How, then, is any immortality possible for the Personality? Only in the memory of the Higher Ego of the period during which it spent a life cycle in such or such a body is any record preserved. The association is remembered as the memory of such or such a dwelling occupied by man during one life might be. Illumined by some noble act, some self-sacrificing deed, how the memory of all surroundings shines forth out of the obscurity of common-place, selfish existence! Every detail remains vivid; the act and all its accessories of environment or circumstance are accurately preserved.
So with our Personalities. It is possible to so illumine our life with noble and unselfish deeds and thoughts that it shall remain a vivid and pleasant memory to our Higher Ego throughout eternal vistas. It is, also, possible to permit the consciousness of our divine Self to be so drowned in the clamor of the senses, to be so suppressed by a wicked, selfish, or even a vain or idle life, that no record is preserved. Such a life is a day in which "nothing happened to us"; forgotten, not because of this, but rather because we permitted it to pass without making it live in our memory by some good deed done to our fellow-men.
Such will be the fate of most of the Personalities now upon the human stage. The biblical warning, "Behold, they are neither hot nor cold, therefore will I spew them out of my mouth," contains an occult truth it would be well to ponder. The memory of such lives will be taken to Devachan, to be dreamed over and their foolish fancies enacted in pleasant, illusory "castles in the air," and the soul will then be returned to earth for renewed opportunities to live a higher, nobler life. But beyond Devachan such lives can not pass.

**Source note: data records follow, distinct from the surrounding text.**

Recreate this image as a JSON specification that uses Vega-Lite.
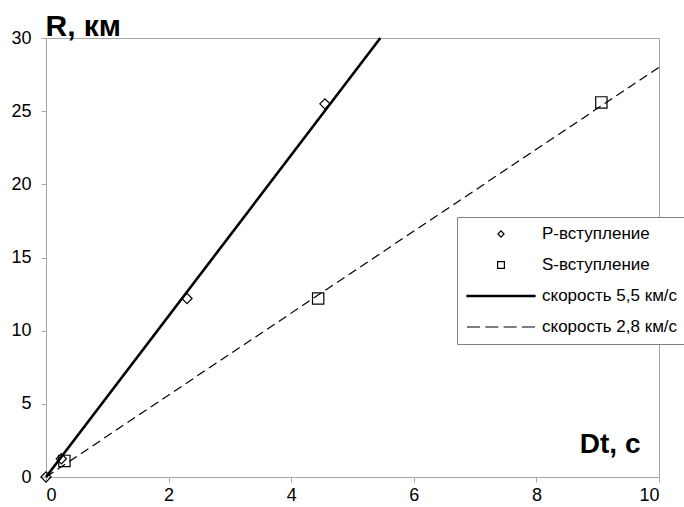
{
  "$schema": "https://vega.github.io/schema/vega-lite/v6.json",
  "autosize": "none",
  "width": 613,
  "height": 439,
  "padding": {"left": 46, "top": 38, "right": 25, "bottom": 30},
  "background": "white",
  "config": {
    "font": "Liberation Sans",
    "view": {"stroke": "#a6a6a6", "strokeWidth": 1},
    "axis": {
      "grid": false,
      "domainColor": "#a6a6a6",
      "tickColor": "#a6a6a6",
      "tickSize": 5,
      "labelFont": "Liberation Sans",
      "labelFontSize": 18,
      "labelColor": "black",
      "titleFont": "Liberation Sans",
      "titleFontWeight": "bold",
      "titleColor": "black"
    }
  },
  "datasets": {
    "points": [
      {"series": "Р-вступление", "t": 0, "R": 0},
      {"series": "Р-вступление", "t": 0.25, "R": 1.25},
      {"series": "Р-вступление", "t": 2.3, "R": 12.2},
      {"series": "Р-вступление", "t": 4.55, "R": 25.5},
      {"series": "S-вступление", "t": 0.3, "R": 1.1},
      {"series": "S-вступление", "t": 4.44, "R": 12.2},
      {"series": "S-вступление", "t": 9.06, "R": 25.6}
    ],
    "lines": [
      {"series": "скорость 5,5 км/с", "t": 0, "R": 0},
      {"series": "скорость 5,5 км/с", "t": 5.4545, "R": 30},
      {"series": "скорость 2,8 км/с", "t": 0, "R": 0},
      {"series": "скорость 2,8 км/с", "t": 10, "R": 28}
    ]
  },
  "encoding": {
    "x": {
      "field": "t",
      "type": "quantitative",
      "scale": {"domain": [0, 10], "nice": false},
      "axis": {
        "values": [0, 2, 4, 6, 8, 10],
        "labelPadding": 4,
        "title": "Dt, с",
        "titleFontSize": 28,
        "titleAlign": "right",
        "titleBaseline": "alphabetic",
        "titleX": 594,
        "titleY": -25
      }
    },
    "y": {
      "field": "R",
      "type": "quantitative",
      "scale": {"domain": [0, 30], "nice": false},
      "axis": {
        "values": [0, 5, 10, 15, 20, 25, 30],
        "labelPadding": 10,
        "title": "R, км",
        "titleFontSize": 30,
        "titleAngle": 0,
        "titleAlign": "left",
        "titleBaseline": "alphabetic",
        "titleX": -1,
        "titleY": -3
      }
    }
  },
  "layer": [
    {
      "data": {"name": "lines"},
      "transform": [{"filter": "datum.series === 'скорость 5,5 км/с'"}],
      "mark": {"type": "line", "color": "black", "strokeWidth": 2.6},
      "encoding": {}
    },
    {
      "data": {"name": "lines"},
      "transform": [{"filter": "datum.series === 'скорость 2,8 км/с'"}],
      "mark": {"type": "line", "color": "black", "strokeWidth": 1.2, "strokeDash": [9, 5]},
      "encoding": {}
    },
    {
      "data": {"name": "points"},
      "mark": {"type": "point", "filled": false, "color": "black", "strokeWidth": 1.2, "size": 12800, "opacity": 1},
      "encoding": {
        "shape": {
          "field": "series",
          "type": "nominal",
          "scale": {
            "domain": ["Р-вступление", "S-вступление", "скорость 5,5 км/с", "скорость 2,8 км/с"],
            "range": [
              "M-0.09,0L0,-0.09L0.09,0L0,0.09Z",
              "M-0.1,-0.1H0.1V0.1H-0.1Z",
              "M-1,-0.02H1V0.02H-1Z",
              "M-1,0H-0.615M-0.462,0H-0.077M0.077,0H0.462M0.615,0H1"
            ]
          },
          "legend": {
            "title": null,
            "orient": "none",
            "legendX": 411,
            "legendY": 179,
            "fillColor": "white",
            "strokeColor": "#808080",
            "padding": 9,
            "symbolSize": 4624,
            "symbolStrokeWidth": 1.2,
            "symbolStrokeColor": "black",
            "symbolFillColor": "transparent",
            "symbolOpacity": 1,
            "symbolOffset": 0,
            "clipHeight": 16,
            "rowPadding": 14,
            "labelOffset": 6,
            "labelFont": "Liberation Sans",
            "labelFontSize": 17,
            "labelColor": "black",
            "labelLimit": 300
          }
        }
      }
    }
  ]
}
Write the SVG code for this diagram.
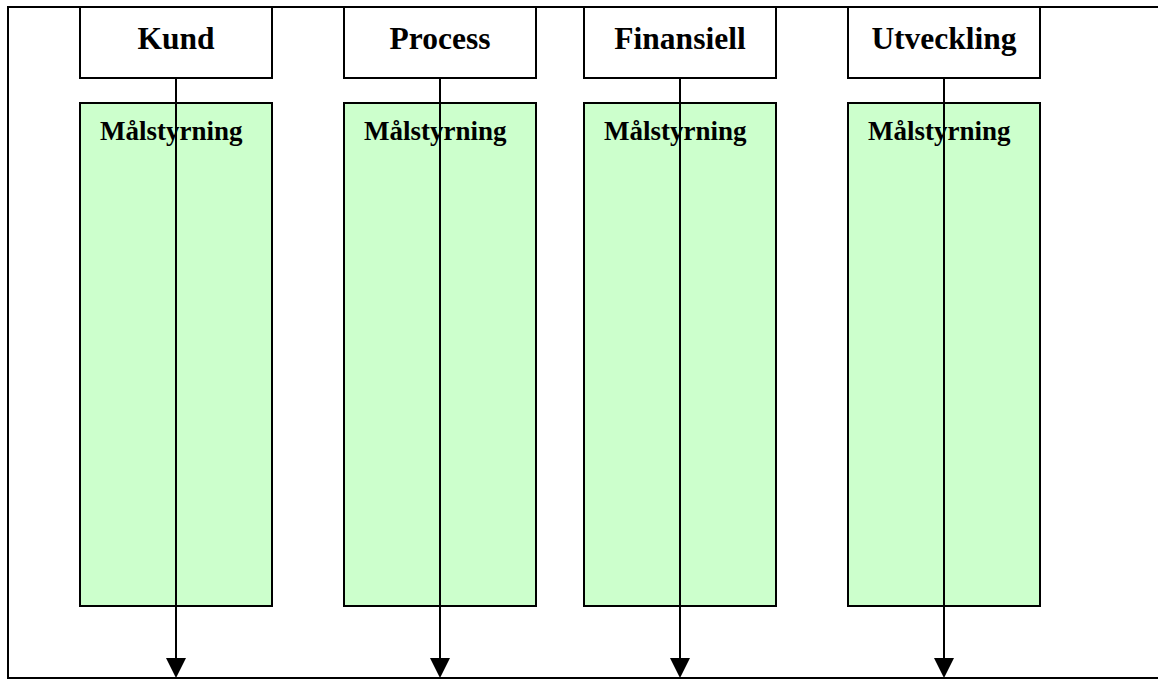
<svg xmlns="http://www.w3.org/2000/svg" width="1158" height="679" viewBox="0 0 1158 679">
<style>
.hdr{fill:#fff;stroke:#000;stroke-width:2}
.grn{fill:#ccffcc;stroke:#000;stroke-width:2}
.ht{font-family:"Liberation Serif",serif;font-weight:bold;font-size:31.5px;text-anchor:middle}
.mt{font-family:"Liberation Serif",serif;font-weight:bold;font-size:27px}
.ln{stroke:#000;stroke-width:2;fill:none}
</style>
<g id="frame"><path class="ln" d="M1158,7 H8 V678 H1158"/></g>
<g id="kund"><rect class="hdr" x="80" y="7" width="192" height="71"/><text class="ht" x="176" y="49">Kund</text></g>
<g id="process"><rect class="hdr" x="344" y="7" width="192" height="71"/><text class="ht" x="440" y="49">Process</text></g>
<g id="finansiell"><rect class="hdr" x="584" y="7" width="192" height="71"/><text class="ht" x="680" y="49">Finansiell</text></g>
<g id="utveckling"><rect class="hdr" x="848" y="7" width="192" height="71"/><text class="ht" x="944" y="49">Utveckling</text></g>
<g id="mal1"><rect class="grn" x="80" y="103" width="192" height="503"/><text class="mt" x="100" y="140">Målstyrning</text></g>
<g id="mal2"><rect class="grn" x="344" y="103" width="192" height="503"/><text class="mt" x="364" y="140">Målstyrning</text></g>
<g id="mal3"><rect class="grn" x="584" y="103" width="192" height="503"/><text class="mt" x="604" y="140">Målstyrning</text></g>
<g id="mal4"><rect class="grn" x="848" y="103" width="192" height="503"/><text class="mt" x="868" y="140">Målstyrning</text></g>
<g id="connectors">
<line class="ln" x1="176" y1="78" x2="176" y2="660"/><path d="M166,658 H186 L176,678 Z"/>
<line class="ln" x1="440" y1="78" x2="440" y2="660"/><path d="M430,658 H450 L440,678 Z"/>
<line class="ln" x1="680" y1="78" x2="680" y2="660"/><path d="M670,658 H690 L680,678 Z"/>
<line class="ln" x1="944" y1="78" x2="944" y2="660"/><path d="M934,658 H954 L944,678 Z"/>
</g>
</svg>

There their cycle terminates forever as surely as that of the animal soul terminates in latency. It can not be too strongly impressed that only truly spiritual or unselfish deeds survive in the eternities of the memory of the Higher Ego, for like causes can only produce like results. Animal, earthly, or kamic causes can not be followed by spiritual effects; the stream can not rise higher than its source.